Jay-Z recently acquired Tidal, a music streaming site.
Jay-Z recently acquired Tidal, a music streaming site.

By Ellie Schuckman Opinions Editor

Just last week, big name artists in the music industry launched Tidal, a new, online music streaming service designed for them to have personal control over their creations. While many view this as simply another way for the rich to get richer, some have questioned its viability with a rise in free music streaming.

In recent years, there has been much debate over streaming music online and how much profits actually go to the artists. Tidal, which was just bought out by a company controlled by rapper Jay-Z, aims to give artists the say in how their music is played, with more of the profits from subscriptions going to them — not to their labels.

It is important that artists are paid for the work that they do. However, fans are the ones supporting them in the first place. Without a loyal support system, all of those top-name artists would have nothing.
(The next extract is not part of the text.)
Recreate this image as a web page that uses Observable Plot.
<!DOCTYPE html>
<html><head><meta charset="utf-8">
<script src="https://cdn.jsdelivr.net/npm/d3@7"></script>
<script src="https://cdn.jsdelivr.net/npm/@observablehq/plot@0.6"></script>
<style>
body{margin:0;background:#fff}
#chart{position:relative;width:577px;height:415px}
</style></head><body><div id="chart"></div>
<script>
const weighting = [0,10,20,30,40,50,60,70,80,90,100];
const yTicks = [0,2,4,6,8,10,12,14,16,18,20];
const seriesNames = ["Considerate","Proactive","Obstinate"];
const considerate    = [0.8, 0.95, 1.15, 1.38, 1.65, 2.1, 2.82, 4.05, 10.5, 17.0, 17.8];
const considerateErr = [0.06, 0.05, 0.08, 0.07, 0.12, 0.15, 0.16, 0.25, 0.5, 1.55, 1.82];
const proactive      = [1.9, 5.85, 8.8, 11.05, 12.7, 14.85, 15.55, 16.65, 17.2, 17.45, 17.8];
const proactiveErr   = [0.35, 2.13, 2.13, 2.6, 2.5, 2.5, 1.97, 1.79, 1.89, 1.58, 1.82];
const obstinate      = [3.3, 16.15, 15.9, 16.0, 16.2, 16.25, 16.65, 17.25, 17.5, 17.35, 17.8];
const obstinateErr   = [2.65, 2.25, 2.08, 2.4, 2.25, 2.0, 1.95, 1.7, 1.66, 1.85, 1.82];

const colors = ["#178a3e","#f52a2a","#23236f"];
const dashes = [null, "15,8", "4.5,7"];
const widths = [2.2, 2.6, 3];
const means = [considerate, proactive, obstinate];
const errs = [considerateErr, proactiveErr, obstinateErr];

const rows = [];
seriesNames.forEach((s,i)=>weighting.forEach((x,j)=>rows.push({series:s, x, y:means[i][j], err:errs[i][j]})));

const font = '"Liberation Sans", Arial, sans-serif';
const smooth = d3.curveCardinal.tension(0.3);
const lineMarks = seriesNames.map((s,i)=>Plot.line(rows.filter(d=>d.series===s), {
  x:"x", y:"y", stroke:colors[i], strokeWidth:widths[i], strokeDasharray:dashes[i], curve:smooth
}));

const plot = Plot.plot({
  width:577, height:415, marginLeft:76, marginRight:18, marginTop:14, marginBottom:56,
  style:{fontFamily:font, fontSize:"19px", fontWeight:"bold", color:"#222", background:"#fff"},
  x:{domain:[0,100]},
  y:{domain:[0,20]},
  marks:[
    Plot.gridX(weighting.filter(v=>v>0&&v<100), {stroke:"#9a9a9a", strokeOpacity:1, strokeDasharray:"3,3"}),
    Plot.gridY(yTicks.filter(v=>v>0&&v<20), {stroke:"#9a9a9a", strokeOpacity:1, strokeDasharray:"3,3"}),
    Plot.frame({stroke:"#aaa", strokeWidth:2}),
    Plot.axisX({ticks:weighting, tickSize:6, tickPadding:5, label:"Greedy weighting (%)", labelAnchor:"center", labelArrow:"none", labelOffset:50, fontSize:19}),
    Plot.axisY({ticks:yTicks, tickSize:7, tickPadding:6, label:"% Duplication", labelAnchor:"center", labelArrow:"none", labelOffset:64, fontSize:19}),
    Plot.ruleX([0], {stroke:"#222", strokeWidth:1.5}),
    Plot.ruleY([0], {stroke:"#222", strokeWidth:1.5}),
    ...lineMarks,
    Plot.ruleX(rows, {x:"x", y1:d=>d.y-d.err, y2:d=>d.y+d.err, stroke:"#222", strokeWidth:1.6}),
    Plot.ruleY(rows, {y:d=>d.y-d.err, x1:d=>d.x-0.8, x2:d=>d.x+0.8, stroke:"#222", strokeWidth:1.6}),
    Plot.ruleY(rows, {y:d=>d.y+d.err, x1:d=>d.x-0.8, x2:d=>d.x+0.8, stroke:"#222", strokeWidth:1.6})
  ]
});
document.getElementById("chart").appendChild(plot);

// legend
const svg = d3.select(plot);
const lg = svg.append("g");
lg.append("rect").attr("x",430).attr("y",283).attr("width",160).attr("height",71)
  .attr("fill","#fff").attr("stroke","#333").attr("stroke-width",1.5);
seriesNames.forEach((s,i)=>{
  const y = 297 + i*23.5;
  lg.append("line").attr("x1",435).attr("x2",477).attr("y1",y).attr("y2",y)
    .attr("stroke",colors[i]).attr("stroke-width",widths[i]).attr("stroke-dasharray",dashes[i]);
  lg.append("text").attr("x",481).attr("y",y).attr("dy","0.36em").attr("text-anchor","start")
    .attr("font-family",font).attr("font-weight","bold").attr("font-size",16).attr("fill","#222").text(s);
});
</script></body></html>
Even while making millions of dollars through proper album sales and viable music streaming sites, such as Spotify — which forces customers to pay for certain subscriptions — they still want more.

Not every fan can afford to spend hundreds of dollars to listen to the music they like. Artists must be understanding that sometimes a free venue is needed for their music.

For some musicians, Tidal is viewed as the new way of ensuring they are properly compensated. Just a few of those teaming up with Jay-Z are Beyoncé, Calvin Harris, Coldplay, Kanye West and Nicki Minaj.

The buyout comes after a few months of artists complaining about just how their work is seen to the public.

“People are not respecting the music, and (are) devaluing it and devaluing what it really means,” Jay-Z said in an interview with Billboard. “People really feel like music is free but will pay $6 for water.”

Famously, Taylor Swift pulled her music from Spotify and all non-licensed Youtube channels after the company refused to remove her tracks from its “free tier,” according to theguardian.com. Though she faced severe backlash from many, pulling her songs forced fans to buy her album through the proper channels.

While artists naturally should have the right to get properly compensated for their music, certain venues must be available for the public to still play, and enjoy their songs.